At A = -4 (or x = -4):
\lim{x \to -4} F(x) does not exist because \lim{x \to 4^-} F(x) \neq \lim_{x \to 4^+} F(x).
\lim_{x \to 4^-} F(x) tends to infinity.
Part B: Determining Continuity from the Left or Right
Check the conditions for continuity from the left and right at each point of discontinuity.
At a = -4:
F(-4) does not exist (open circle).
Not continuous from the left, nor from the right.
At a = -2:
\lim_{x \to -2^-} F(x) = F(-2), because there is a shaded dot.
Continuous from the left.
Not continuous from the right (open circle).
At a = 2:
Not continuous from the left, there is no limit because f(2) is not defined.
Continuous from the right, there is a shaded dot, so f(2) is defined.
At a = 4:
Not continuous from the left, there is an asymptote at x=4, f(4) does not exist.
Continuous from the right, there is a shaded dot, so f(4) is defined.
Jump Discontinuities
Discontinuities at x = 2 and x = -2 are jump discontinuities.
Continuity on a Closed Interval (Definition 3)
If a function F is defined on a closed interval [A, B], then F is continuous on this interval if:
F is continuous from the right at A (
F is continuous from the left at B (
F is continuous on the open interval (A, B).
Example 2: Checking Continuity on Intervals
Interval [-1, 1]:
A = -1, B = 1
F is continuous from the right of A = -1 (no discontinuity).
F is continuous from the left of B = 1 (no discontinuity).
F is continuous on the open interval (-1, 1).
Yes, F is continuous on this interval.
Interval [-2, 0]:
A = -2, B = 0
F is not continuous from the right of A = -2 because F(-2) is not defined.

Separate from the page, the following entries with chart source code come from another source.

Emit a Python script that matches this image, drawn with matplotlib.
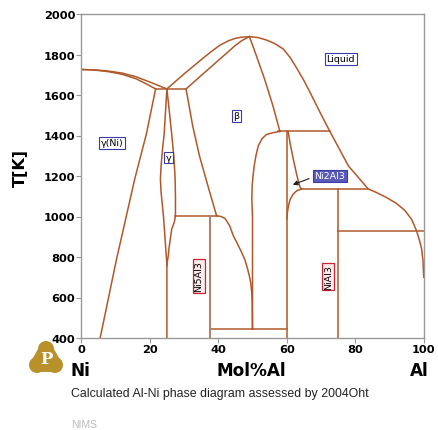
import numpy as np
import matplotlib
matplotlib.use("Agg")
import matplotlib.pyplot as plt
from matplotlib.patches import Circle, Polygon

# phase boundaries: (Mol% Al, T[K])
liq_ni_x = [0, 4, 8, 12, 16, 20, 25.0]
liq_ni_t = [1726, 1724, 1718, 1708, 1690, 1664, 1630]
sol_ni_x = [0, 4, 8, 12, 16, 19, 21.7]
sol_ni_t = [1726, 1723, 1715, 1702, 1680, 1655, 1630]
gam_solv_x = [21.7, 19.0, 15.6, 10.3, 5.5]
gam_solv_t = [1630, 1407, 1185, 790, 400]
gp_left_x = [25.0, 24.6, 24.2, 23.7, 23.3, 23.1, 23.3, 23.5, 24.0, 24.3, 24.6, 24.85, 25.0, 25.0]
gp_left_t = [1630, 1520, 1407, 1330, 1250, 1185, 1120, 1086, 1000, 930, 856, 800, 757, 400]
gp_right_x = [25.0, 25.7, 26.4, 27.0, 27.3, 27.4, 27.5, 27.5, 27.2, 26.8, 26.4, 26.0, 25.6, 25.4, 25.15, 25.0]
gp_right_t = [1630, 1520, 1407, 1300, 1220, 1185, 1100, 1004, 975, 955, 938, 890, 840, 806, 780, 757]
beta_liq_l_x = [25.0, 30, 35, 38, 40.5, 43, 45, 47, 49.1]
beta_liq_l_t = [1630, 1704, 1774, 1815, 1846, 1868, 1880, 1886, 1888]
beta_sol_l_x = [30.6, 35, 40.5, 43, 45, 47, 49.1]
beta_sol_l_t = [1630, 1696, 1778, 1815, 1845, 1870, 1888]
beta_left_x = [30.6, 32.5, 34.5, 37.0, 39.5]
beta_left_t = [1630, 1450, 1300, 1150, 1004]
beta_low_x = [39.5, 40.8, 42.0, 43.3, 44.4, 45.7, 46.9, 47.8, 48.5, 49.1, 49.5, 49.8, 49.9, 50.0]
beta_low_t = [1004, 1000, 990, 955, 905, 862, 820, 785, 745, 705, 670, 620, 580, 444]
beta_sol_r_x = [49.1, 51, 53.5, 56, 58]
beta_sol_r_t = [1888, 1800, 1680, 1545, 1420]
beta_right_x = [58, 56, 54.1, 52.8, 51.7, 51.0, 50.5, 50.1, 49.9, 49.8, 50.0, 50.0]
beta_right_t = [1420, 1414, 1405, 1385, 1350, 1300, 1251, 1190, 1152, 1086, 1000, 444]
liq_r_x = [49.1, 51.5, 54, 56.5, 59, 61, 63, 65, 66.8, 70, 72.6, 78, 83.8,
           86, 89, 92, 94.5, 96.5, 97.9, 98.8, 99.4, 99.8, 100]
liq_r_t = [1888, 1884, 1872, 1854, 1827, 1785, 1730, 1672, 1613, 1505, 1420, 1250, 1136,
           1120, 1095, 1065, 1030, 985, 930, 880, 840, 780, 700]
ni2al3_x = [60.4, 61.0, 61.9, 63.0, 63.9, 64.4, 63.0, 61.9, 61.0, 60.5, 60.2, 60.0]
ni2al3_t = [1420, 1360, 1284, 1200, 1144, 1136, 1128, 1111, 1085, 1053, 1020, 988]

# invariant lines: (x0, x1, T)
horiz = [(21.7, 30.6, 1630), (27.5, 39.5, 1004), (57.5, 72.6, 1420),
         (64.4, 83.8, 1136), (75.0, 100, 930), (37.5, 60.0, 444)]
# compounds: (x, T0, T1)
vert = [(60.0, 1420, 400), (75.0, 1136, 400)]
ni5al3 = (37.5, 1004, 400)

labels = [("γ(Ni)", 9.0, 1363), ("γ", 25.5, 1291), ("β", 45.3, 1498),
          ("Liquid", 75.8, 1779)]
red_labels = [("Ni5Al3", 34.4, 706), ("NiAl3", 72.1, 703)]

line_col = "#b0582a"
fig = plt.figure(figsize=(4.39, 4.31), dpi=100)
ax = fig.add_axes([81.3 / 439, 92 / 431, 342.4 / 439, 324 / 431])

curves = [(liq_ni_x, liq_ni_t), (sol_ni_x, sol_ni_t), (gam_solv_x, gam_solv_t),
          (gp_left_x, gp_left_t), (gp_right_x, gp_right_t),
          (beta_liq_l_x, beta_liq_l_t), (beta_sol_l_x, beta_sol_l_t),
          (beta_left_x, beta_left_t), (beta_low_x, beta_low_t),
          (beta_sol_r_x, beta_sol_r_t), (beta_right_x, beta_right_t),
          (liq_r_x, liq_r_t), (ni2al3_x, ni2al3_t)]
for xs, ts in curves:
    ax.plot(xs, ts, color=line_col, lw=1.1, solid_joinstyle="round")
for x0, x1, t in horiz:
    ax.plot([x0, x1], [t, t], color=line_col, lw=1.1)
for x, t0, t1 in vert:
    ax.plot([x, x], [t0, t1], color=line_col, lw=1.1)
ax.plot([ni5al3[0]] * 2, ni5al3[1:], color="#b08068", lw=1.4)

for txt, x, t in labels:
    ax.text(x, t, txt, fontsize=6.8, ha="center", va="center",
            bbox=dict(boxstyle="square,pad=0.15", fc="white", ec="#3a3aa8", lw=0.8))
ax.text(72.6, 1201, "Ni2Al3", fontsize=6.8, ha="center", va="center", color="white",
        bbox=dict(boxstyle="square,pad=0.15", fc="#5a5ab8", ec="#3a3aa8", lw=0.8))
ax.annotate("", xy=(61.0, 1152), xytext=(67.3, 1192),
            arrowprops=dict(arrowstyle="-|>", color="#222222", lw=0.8, mutation_scale=7))
for txt, x, t in red_labels:
    ax.text(x, t, txt, fontsize=6.8, ha="center", va="center", rotation=90,
            bbox=dict(boxstyle="square,pad=0.15", fc="#fbecec", ec="#cc2233", lw=0.9))

ax.set_xlim(0, 100)
ax.set_ylim(400, 2000)
ax.set_xticks([0, 20, 40, 60, 80, 100])
ax.set_yticks(np.arange(400, 2001, 200))
for s in ax.spines.values():
    s.set_color("#999999")
    s.set_linewidth(1.0)
ax.tick_params(direction="out", length=3.3, width=0.8, color="#999999", pad=1.0,
               labelsize=8.2)
for lab in ax.get_xticklabels() + ax.get_yticklabels():
    lab.set_fontweight("bold")

# overlay in pixel coords for the texts below the plot and the logo
ov = fig.add_axes([0, 0, 1, 1], zorder=-1)
ov.set_xlim(0, 439)
ov.set_ylim(431, 0)
ov.axis("off")
ov.text(20, 168, "T[K]", rotation=90, fontsize=11.5, fontweight="bold", ha="center", va="center")
ov.text(71, 376, "Ni", fontsize=12.2, fontweight="bold", ha="left", va="baseline")
ov.text(251, 376, "Mol%Al", fontsize=12.2, fontweight="bold", ha="center", va="baseline")
ov.text(428.5, 376, "Al", fontsize=12.2, fontweight="bold", ha="right", va="baseline")
ov.text(71, 394, "Calculated Al-Ni phase diagram assessed by 2004Oht", fontsize=8.9,
        family="Liberation Sans", ha="left", va="center", color="#222222")
ov.text(71, 425, "NIMS", fontsize=7.5, family="Liberation Sans", ha="left", va="center",
        color="#bbbbbb")

gold = "#b8902c"
for cx, cy in [(46, 350), (37, 366), (55, 366)]:
    ov.add_patch(Circle((cx, cy), 8.0, fc=gold, ec="none"))
ov.add_patch(Polygon([(46, 350), (37, 366), (55, 366)], closed=True, fc=gold, ec=gold,
                     lw=10, joinstyle="round"))
ov.text(46, 360, "P", fontsize=12, fontweight="bold", family="DejaVu Serif", color="white",
        ha="center", va="center")

fig.savefig("out.png", dpi=100)
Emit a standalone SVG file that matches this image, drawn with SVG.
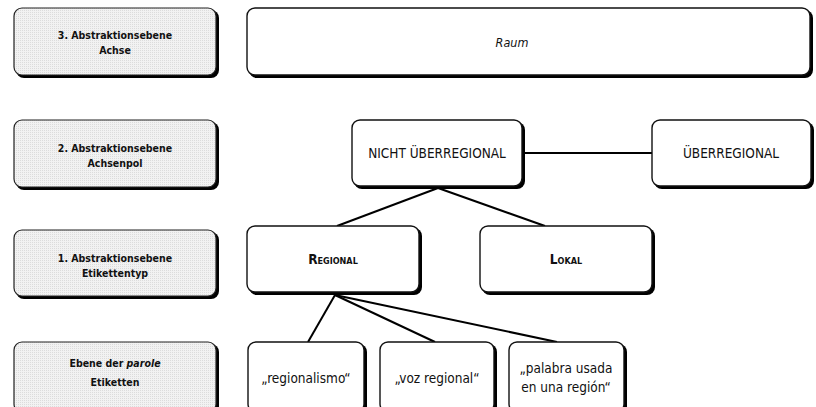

Therefore, F is not continuous on the interval [-2, 0] even without checking other conditions.
Interval [4, 6]:
A = 4, B = 6
F is continuous from the right of A = 4 (shaded point indicates definition).
F is continuous from the left of B = 6 (no discontinuity).
F is continuous on the open interval (4, 6).
Yes, F is continuous on this interval.
Theorem: Properties of Continuous Functions
If f and g are continuous at a, and c is a constant, then the following functions are also continuous at a:
f + g (sum)
f - g (difference)
cf (constant multiple)
fg (product)
\frac{f}{g} (quotient), provided g(a) \neq 0
These properties can be proven using the limit laws from Section 1.6.
Proof of Property 4 (Product of Continuous Functions)
Objective: Show that if f and g are continuous at a, then fg is continuous at a, i.e., \lim_{x \to a} (f(x)g(x)) = f(a)g(a).
Direct Proof:
Assume f and g are continuous at a.
This means \lim{x \to a} f(x) = f(a) and \lim{x \to a} g(x) = g(a) by the definition of continuity.
Consider \lim_{x \to a} (f(x)g(x)).
By the product law of limits (Section 1.6), \lim{x \to a} (f(x)g(x)) = \lim{x \to a} f(x) \cdot \lim_{x \to a} g(x).
Since f and g are continuous, this becomes f(a)g(a).
Therefore, \lim_{x \to a} (f(x)g(x)) = f(a)g(a), proving that fg is continuous at a.
Theorem: Continuity of Polynomials and Rational Functions
Any polynomial is continuous everywhere (on its domain).
Any rational function is continuous wherever it is defined (on its domain).
Refer to page 86 for proofs.
Example 3: Applying the Theorem
3.1 Finding the Limit of a Polynomial
Find \lim_{x \to 1} (x^5 + 2x^3 - 3x^2 + x).
Since x^5 + 2x^3 - 3x^2 + x is a polynomial of degree 5, it is continuous everywhere.
By the definition of continuity, \lim_{x \to a} f(x) = f(a).
Therefore, \lim_{x \to 1} (x^5 + 2x^3 - 3x^2 + x) = (1)^5 + 2(1)^3 - 3(1)^2 + (1) = 1 + 2 - 3 + 1 = 1.
3.2 Finding the Limit of a Rational Function
Find \lim_{x \to 3} \frac{x^2 - 2x}{1 - x}.
Since \frac{x^2 - 2x}{1 - x} is a rational function, it is continuous on its domain.
The domain is all x such that x \neq 1.
Since 3 is in the domain, we can evaluate the limit by direct substitution.
\lim_{x \to 3} \frac{x^2 - 2x}{1 - x} = \frac{(3)^2 - 2(3)}{1 - 3} = \frac{9 - 6}{-2} = \frac{3}{-2} = -\frac{3}{2}.